* Task description: Print them exactly: the lines from the beginning of the entries below through the line that contains "1264, 1280, 1295, 1326, 1358, 1400];", and only those, with the pictures left out.

(Records)
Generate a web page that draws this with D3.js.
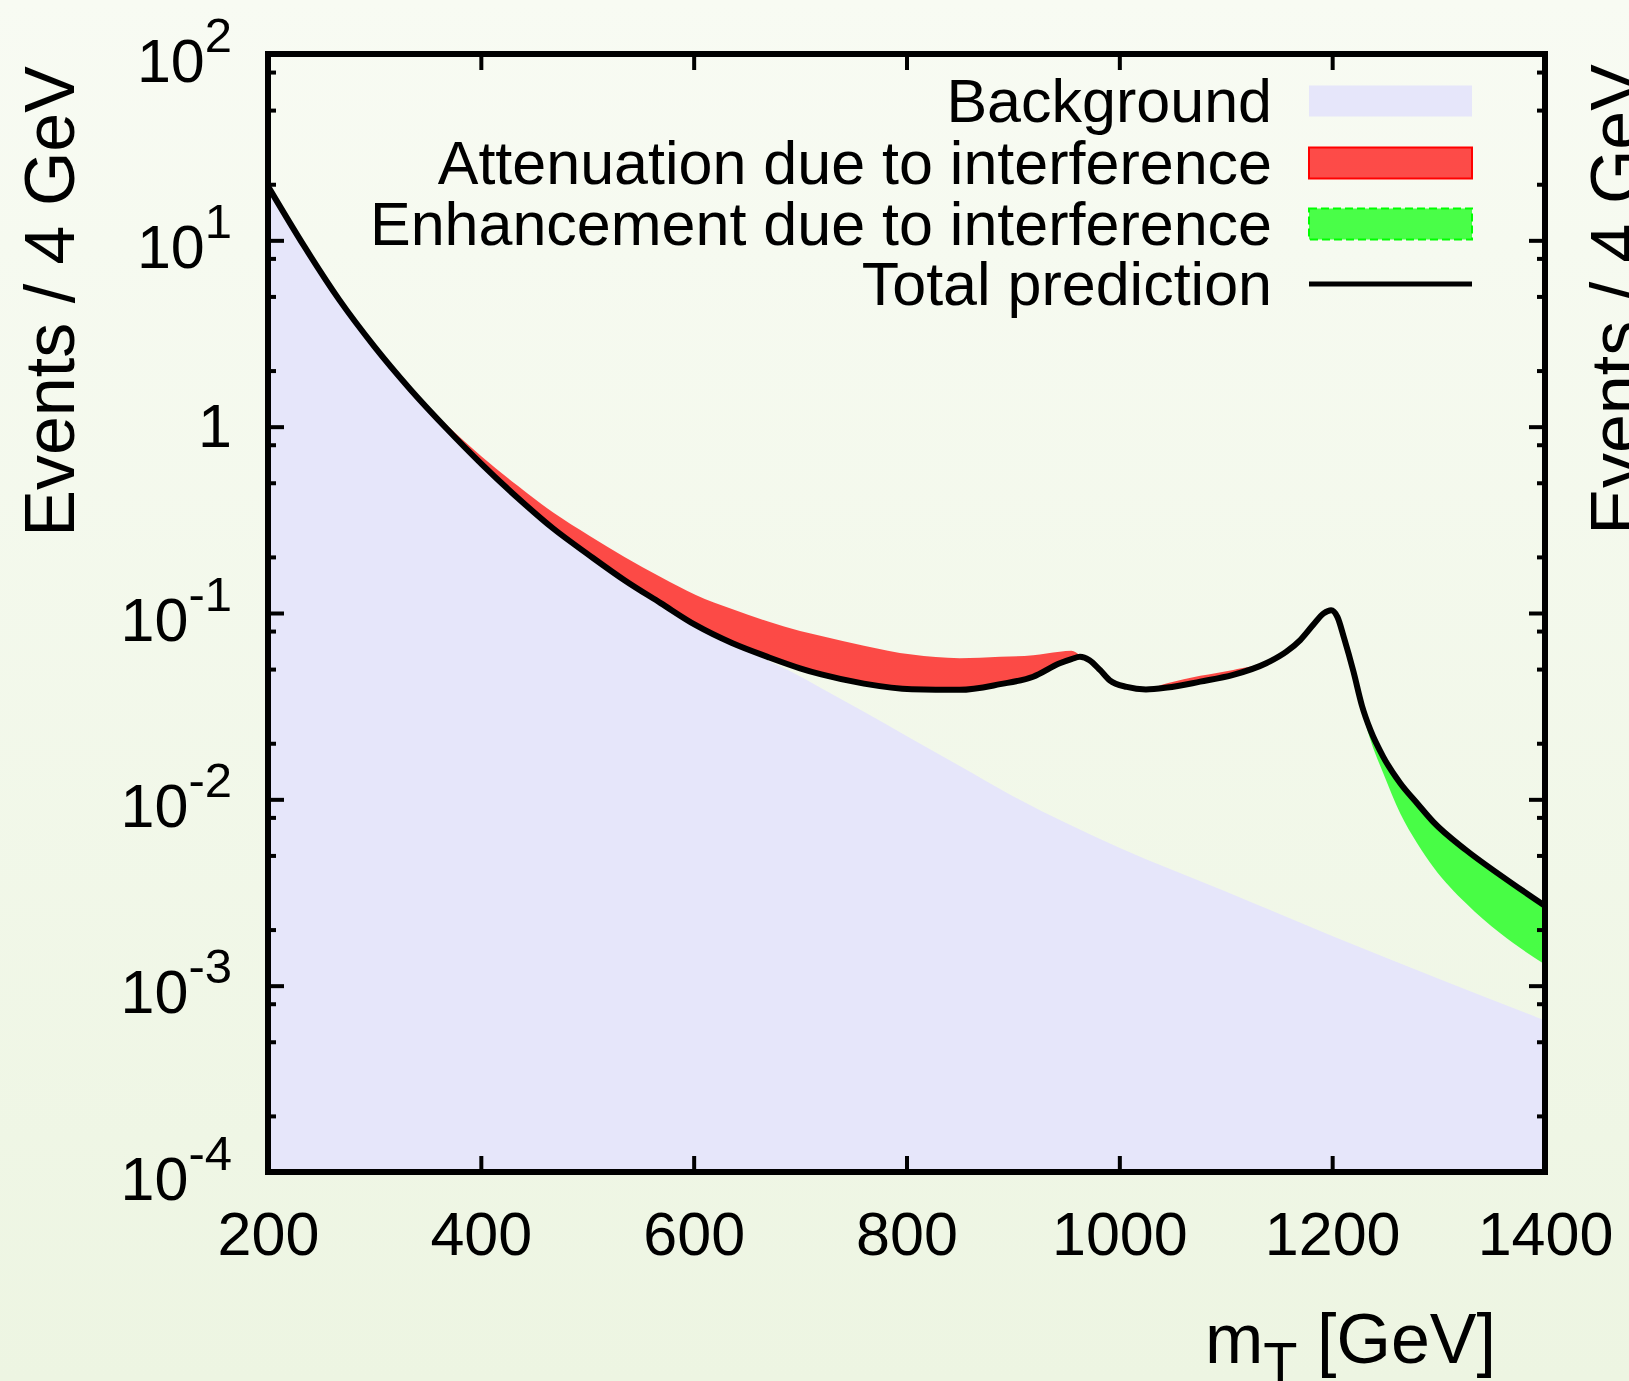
<!DOCTYPE html>
<html>
<head>
<meta charset="utf-8">
<title>mT distribution</title>
<style>
  body { margin: 0; }
  svg { display: block; font-family: "Liberation Sans", Arial, Helvetica, sans-serif; }
</style>
</head>
<body>
<div id="chart"></div>
<script src="https://d3js.org/d3.v7.min.js"></script>
<script>

let mT = [200, 234, 267, 300, 334, 368, 401, 435, 468, 502, 535, 569, 602, 636, 670,
  700, 720, 760, 805, 850, 888, 919, 944, 955, 963, 972, 982, 991, 1007, 1025,
  1045, 1076, 1107, 1138, 1157, 1170, 1182, 1192, 1199, 1205, 1211, 1220, 1228, 1236, 1248,
  1264, 1280, 1295, 1326, 1358, 1400];

// total prediction (with interference)
let totalPred = [19.5, 9.3, 4.79, 2.69, 1.58, 0.975, 0.628, 0.413, 0.284, 0.204, 0.150, 0.113, 0.086, 0.069, 0.058,
  0.0505, 0.0468, 0.0418, 0.0390, 0.0387, 0.0415, 0.0455, 0.0537, 0.0565, 0.0582, 0.0558, 0.0493, 0.0435, 0.0401, 0.0389,
  0.0398, 0.0428, 0.0465, 0.0537, 0.062, 0.0716, 0.0861, 0.0995, 0.1035, 0.095, 0.074, 0.0485, 0.0318, 0.0235, 0.0169,
  0.0122, 0.0095, 0.00757, 0.00533, 0.00392, 0.00268];

// signal + background without interference
let noInterference = [19.5, 9.3, 4.79, 2.69, 1.60, 1.02, 0.69, 0.48, 0.346, 0.26, 0.20, 0.156, 0.125, 0.105, 0.090,
  0.080, 0.0752, 0.0668, 0.0598, 0.0572, 0.0582, 0.0594, 0.0620, 0.0628, 0.0595, 0.0558, 0.0493, 0.0435, 0.0401, 0.0392,
  0.0420, 0.0460, 0.0495, 0.0545, 0.062, 0.0716, 0.0861, 0.0995, 0.1030, 0.093, 0.070, 0.045, 0.0300, 0.0208, 0.0138,
  0.0084, 0.0058, 0.00434, 0.00276, 0.00191, 0.00130];

// background only
let bkgMass = [200, 234, 267, 300, 334, 368, 401, 435, 468, 502, 535, 569, 602, 636, 670,
  690, 720, 760, 800, 850, 900, 1000, 1100, 1200, 1300, 1400];
let background = [19.5, 9.3, 4.79, 2.69, 1.58, 0.975, 0.628, 0.413, 0.284, 0.204, 0.150, 0.113, 0.086, 0.068, 0.0555,
  0.049, 0.0395, 0.0295, 0.0219, 0.0151, 0.0104, 0.0055, 0.0032, 0.00185, 0.00109, 0.00065];

let xTicks = [200, 400, 600, 800, 1000, 1200, 1400];
let yTicks = [1e-4, 1e-3, 1e-2, 1e-1, 1, 10, 100];
let yTickLabels = ["10^-4", "10^-3", "10^-2", "10^-1", "1", "10^1", "10^2"];
let yMinorSteps = [2, 5, 8];

let legendLabels = ["Background", "Attenuation due to interference",
  "Enhancement due to interference", "Total prediction"];

// layout
let W = 1629, H = 1381;
let margin = {top: 54, left: 268};
let width = 1277, height = 1118;

let xScale = d3.scaleLinear().domain([200, 1400]).range([0, width]);
let yScale = d3.scaleLog().domain([1e-4, 100]).range([height, 0]);

let svg = d3.select("#chart").append("svg")
  .attr("width", W)
  .attr("height", H);

let defs = svg.append("defs");
let grad = defs.append("linearGradient")
  .attr("id", "bg").attr("x1", 0).attr("y1", 0).attr("x2", 0).attr("y2", 1);
grad.append("stop").attr("offset", "0%").attr("stop-color", "#f8fbf3");
grad.append("stop").attr("offset", "100%").attr("stop-color", "#edf5e2");

defs.append("clipPath").attr("id", "plotclip")
  .append("rect").attr("width", width).attr("height", height);

svg.append("rect").attr("width", W).attr("height", H).attr("fill", "url(#bg)");

let g = svg.append("g")
  .attr("transform", "translate(" + margin.left + "," + margin.top + ")");

let plot = g.append("g").attr("clip-path", "url(#plotclip)");
let idx = d3.range(mT.length);

// background fill
plot.append("path")
  .datum(d3.range(bkgMass.length))
  .attr("fill", "#e6e6fa")
  .attr("d", d3.area()
    .x(i => xScale(bkgMass[i]))
    .y0(height)
    .y1(i => yScale(background[i]))
    .curve(d3.curveMonotoneX));

// attenuation band (no-interference above total)
plot.append("path")
  .datum(idx)
  .attr("fill", "#ff0000").attr("fill-opacity", 0.7)
  .attr("d", d3.area()
    .x(i => xScale(mT[i]))
    .y0(i => yScale(totalPred[i]))
    .y1(i => yScale(Math.max(noInterference[i], totalPred[i])))
    .curve(d3.curveMonotoneX));

// enhancement band (no-interference below total)
plot.append("path")
  .datum(idx)
  .attr("fill", "#00ff00").attr("fill-opacity", 0.7)
  .attr("d", d3.area()
    .x(i => xScale(mT[i]))
    .y0(i => yScale(totalPred[i]))
    .y1(i => yScale(Math.min(noInterference[i], totalPred[i])))
    .curve(d3.curveMonotoneX));

// total prediction
plot.append("path")
  .datum(idx)
  .attr("fill", "none")
  .attr("stroke", "black")
  .attr("stroke-width", 6)
  .attr("d", d3.line()
    .x(i => xScale(mT[i]))
    .y(i => yScale(totalPred[i]))
    .curve(d3.curveMonotoneX));

// axes
let yMinor = [];
yTicks.slice(0, -1).forEach(function(d) {
  yMinorSteps.forEach(function(s) { yMinor.push(d * s); });
});

function styleAxis(sel) {
  sel.select(".domain").remove();
  sel.selectAll(".tick line").attr("stroke", "black").attr("stroke-width", 4);
  sel.attr("font-family", null).attr("font-size", 61);
  sel.selectAll(".tick text").attr("fill", "black");
}

g.append("g")
  .attr("transform", "translate(0," + height + ")")
  .call(d3.axisBottom(xScale).tickValues(xTicks).tickSizeInner(-16).tickSizeOuter(0)
    .tickPadding(40).tickFormat(d3.format("d")))
  .call(styleAxis);

g.append("g")
  .call(d3.axisTop(xScale).tickValues(xTicks).tickSizeInner(-16).tickSizeOuter(0).tickFormat(""))
  .call(styleAxis);

let yLeft = g.append("g")
  .call(d3.axisLeft(yScale).tickValues(yTicks).tickSizeInner(-16).tickSizeOuter(0)
    .tickPadding(36).tickFormat(d => yTickLabels[yTicks.indexOf(d)]))
  .call(styleAxis);

yLeft.selectAll(".tick text").each(function(d) {
  let label = yTickLabels[yTicks.indexOf(d)];
  let parts = label.split("^");
  if (parts.length < 2) return;
  let t = d3.select(this).text(null).attr("dy", 27);
  t.append("tspan").text(parts[0]);
  t.append("tspan").attr("dy", -30).attr("font-size", 49).text(parts[1]);
});

g.append("g")
  .call(d3.axisLeft(yScale).tickValues(yMinor).tickSizeInner(-8).tickSizeOuter(0).tickFormat(""))
  .call(styleAxis);

g.append("g")
  .attr("transform", "translate(" + width + ",0)")
  .call(d3.axisRight(yScale).tickValues(yTicks).tickSizeInner(-16).tickSizeOuter(0).tickFormat(""))
  .call(styleAxis);

g.append("g")
  .attr("transform", "translate(" + width + ",0)")
  .call(d3.axisRight(yScale).tickValues(yMinor).tickSizeInner(-8).tickSizeOuter(0).tickFormat(""))
  .call(styleAxis);

// frame
g.append("rect")
  .attr("width", width).attr("height", height)
  .attr("fill", "none").attr("stroke", "black").attr("stroke-width", 6);

// axis titles
svg.append("text")
  .attr("transform", "translate(74,66) rotate(-90)")
  .attr("text-anchor", "end")
  .attr("font-size", 70)
  .text("Events / 4 GeV");

// cut-off title of the neighbouring panel
svg.append("text")
  .attr("transform", "translate(1640,64) rotate(-90)")
  .attr("text-anchor", "end")
  .attr("font-size", 70)
  .text("Events / 4 GeV");

let xt = svg.append("text")
  .attr("x", 1496).attr("y", 1363)
  .attr("text-anchor", "end")
  .attr("font-size", 70);
xt.append("tspan").text("m");
xt.append("tspan").attr("dy", 18).attr("font-size", 56).text("T");
xt.append("tspan").attr("dy", -18).text(" [GeV]");

// legend
let legend = svg.append("g");
let rowY = [101, 163, 224, 284];
let sx = 1309, sw = 163, sh = 31;

legendLabels.forEach(function(lab, i) {
  legend.append("text")
    .attr("x", 1272).attr("y", rowY[i] + 21)
    .attr("text-anchor", "end")
    .attr("font-size", 61)
    .text(lab);
});

legend.append("rect")
  .attr("x", sx).attr("y", rowY[0] - sh / 2).attr("width", sw).attr("height", sh)
  .attr("fill", "#e6e6fa");
legend.append("rect")
  .attr("x", sx).attr("y", rowY[1] - sh / 2).attr("width", sw).attr("height", sh)
  .attr("fill", "#ff0000").attr("fill-opacity", 0.7)
  .attr("stroke", "#ff0000").attr("stroke-width", 2);
legend.append("rect")
  .attr("x", sx).attr("y", rowY[2] - sh / 2).attr("width", sw).attr("height", sh)
  .attr("fill", "#00ff00").attr("fill-opacity", 0.7)
  .attr("stroke", "#00ff00").attr("stroke-width", 2).attr("stroke-dasharray", "8,4");
legend.append("line")
  .attr("x1", sx).attr("x2", sx + sw).attr("y1", rowY[3]).attr("y2", rowY[3])
  .attr("stroke", "black").attr("stroke-width", 5);

</script>
</body>
</html>
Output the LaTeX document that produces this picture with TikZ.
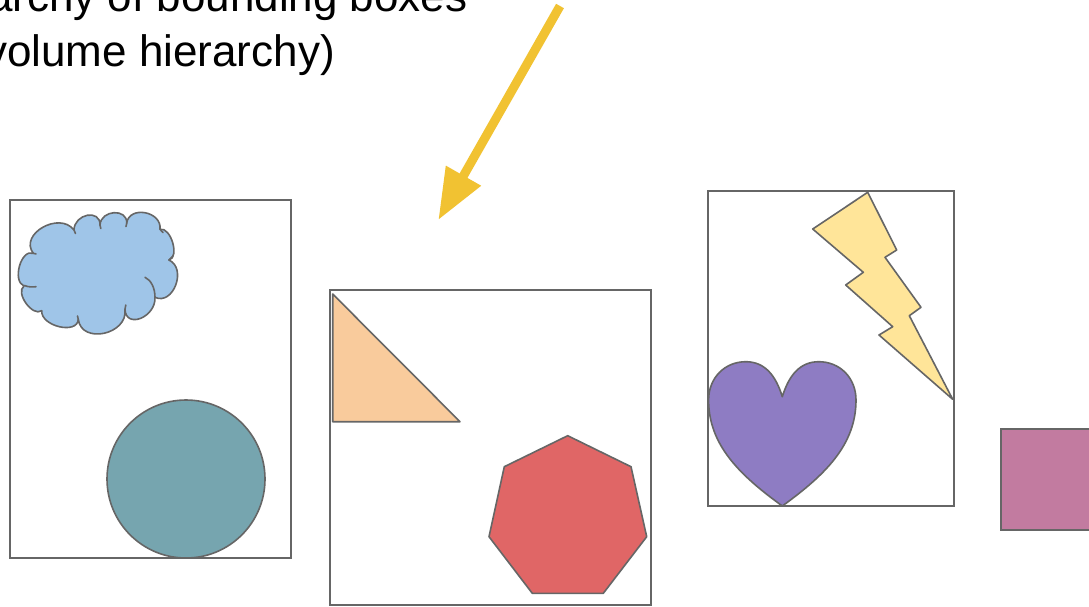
\documentclass[tikz,border=0pt]{standalone}
\usepackage{fontspec}
\setmainfont{Liberation Sans}
\usetikzlibrary{arrows.meta}
\definecolor{edgegray}{HTML}{666666}
\definecolor{cloudblue}{HTML}{9FC5E8}
\definecolor{teal}{HTML}{76A5AF}
\definecolor{peach}{HTML}{F9CB9C}
\definecolor{redshape}{HTML}{E06666}
\definecolor{boltyellow}{HTML}{FFE599}
\definecolor{heartpurple}{HTML}{8E7CC3}
\definecolor{pinkbox}{HTML}{C27BA0}
\definecolor{arrowyellow}{HTML}{F1C232}
\tikzset{
  bvbox/.style={draw=edgegray, line width=2pt},
  shapeline/.style={draw=edgegray, line width=1.6pt, line join=round},
  tick/.style={draw=edgegray, line width=1.6pt, line cap=round},
  labeltext/.style={inner sep=0pt, anchor=base east, text=black, font=\fontsize{44}{53}\selectfont},
  pointer/.style={draw=arrowyellow, line width=9pt, -{Triangle[length=51pt,width=38pt]}}
}
\begin{document}
\begin{tikzpicture}[x=1pt,y=-1pt]
\useasboundingbox (0,0) rectangle (1089,606);
\clip (0,0) rectangle (1089,606);
\fill[white] (0,0) rectangle (1089,606);

% title text (cut off at the left edge)
\node[labeltext] (line1) at (467.7,11.7) {archy of bounding boxes};
\node[labeltext] (line2) at (335,66) {volume hierarchy)};

% arrow
\coordinate (arrS) at (560,6);
\coordinate (arrE) at (438.3,220);
\draw[pointer] (arrS) -- (arrE);

% bounding boxes
\draw[bvbox] (10,200) rectangle (291,558);
\draw[bvbox] (330,290) rectangle (651,605);
\draw[bvbox] (708.3,191) rectangle (954,506);
\draw[bvbox, fill=pinkbox] (1001,429) rectangle (1100,530);

% cloud
\draw[shapeline, fill=cloudblue]
  (33.3,253.3) .. controls (21.1,248.4) and (11.8,281.1) .. (24,286)
  .. controls (14.9,292.6) and (32.6,317.3) .. (41.7,310.7)
  .. controls (40.8,326.3) and (77.4,334.9) .. (78.3,319.3)
  .. controls (81.4,344.6) and (128.1,334.6) .. (125,309.3)
  .. controls (125.9,329.3) and (155.9,317.3) .. (155,297.3)
  .. controls (173.3,305.8) and (187.3,268.5) .. (169,260)
  .. controls (179.9,257.4) and (170.9,226.7) .. (160,229.3)
  .. controls (162.2,211.2) and (128.9,205.2) .. (126.7,223.3)
  .. controls (127.6,208) and (100.9,209.7) .. (100,225)
  .. controls (100.4,208.7) and (74.4,213.7) .. (74,230)
  .. controls (59.4,210.9) and (18.7,234.2) .. cycle;
\draw[tick] (145,277.3) .. controls (151,280) and (155,288) .. (155,297.3);
\draw[tick] (24.5,285.5) .. controls (28,287) and (32,287.2) .. (36,286.7);
\draw[tick] (33.3,253.3) -- (36,253.9);
\draw[tick] (125,309.3) -- (125.8,305);
\draw[tick] (169,260) -- (173,256);
\draw[tick] (160,229.3) -- (163,232.5);
\draw[tick] (126.7,223.3) -- (126,226.5);
\draw[tick] (100,225) -- (100.8,228.5);
\draw[tick] (74,230) -- (75.5,233.5);
\draw[tick] (78.3,319.3) -- (77.5,316);

% circle
\draw[shapeline, fill=teal] (186,479) circle[radius=79];

% right triangle
\draw[shapeline, fill=peach] (332.7,294) -- (332.7,421.7) -- (460,421.7) -- cycle;

% heptagon
\draw[shapeline, fill=redshape] (567.7,435.7) -- (631,466.7) -- (646.7,536.7)
  -- (603.3,593.3) -- (532.3,593.3) -- (489,536.7) -- (504.3,466.7) -- cycle;

% lightning bolt
\draw[shapeline, fill=boltyellow] (867.7,192.3) -- (896.7,250) -- (885,257.3)
  -- (921,307.3) -- (909.3,315.7) -- (952.7,399.3) -- (879,335) -- (892.7,326.7)
  -- (845.7,285) -- (863.3,272.3) -- (812.7,229) -- cycle;

% heart
\draw[shapeline, fill=heartpurple] (782.3,396.7)
  .. controls (789,375) and (800,362) .. (818.3,361.7)
  .. controls (840,361.5) and (856,378) .. (856,400)
  .. controls (856,445) and (825,475) .. (782.3,506)
  .. controls (739.6,475) and (708.6,445) .. (708.6,400)
  .. controls (708.6,378) and (724.6,361.5) .. (746.3,361.7)
  .. controls (764.6,362) and (775.6,375) .. cycle;
\end{tikzpicture}
\end{document}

* Solution to this problem:
Generate a web page that draws this with D3.js.
<!DOCTYPE html>
<html>
<head>
<meta charset="utf-8">
<title>mT distribution</title>
<style>
  body { margin: 0; }
  svg { display: block; font-family: "Liberation Sans", Arial, Helvetica, sans-serif; }
</style>
</head>
<body>
<div id="chart"></div>
<script src="https://d3js.org/d3.v7.min.js"></script>
<script>

let mT = [200, 234, 267, 300, 334, 368, 401, 435, 468, 502, 535, 569, 602, 636, 670,
  700, 720, 760, 805, 850, 888, 919, 944, 955, 963, 972, 982, 991, 1007, 1025,
  1045, 1076, 1107, 1138, 1157, 1170, 1182, 1192, 1199, 1205, 1211, 1220, 1228, 1236, 1248,
  1264, 1280, 1295, 1326, 1358, 1400];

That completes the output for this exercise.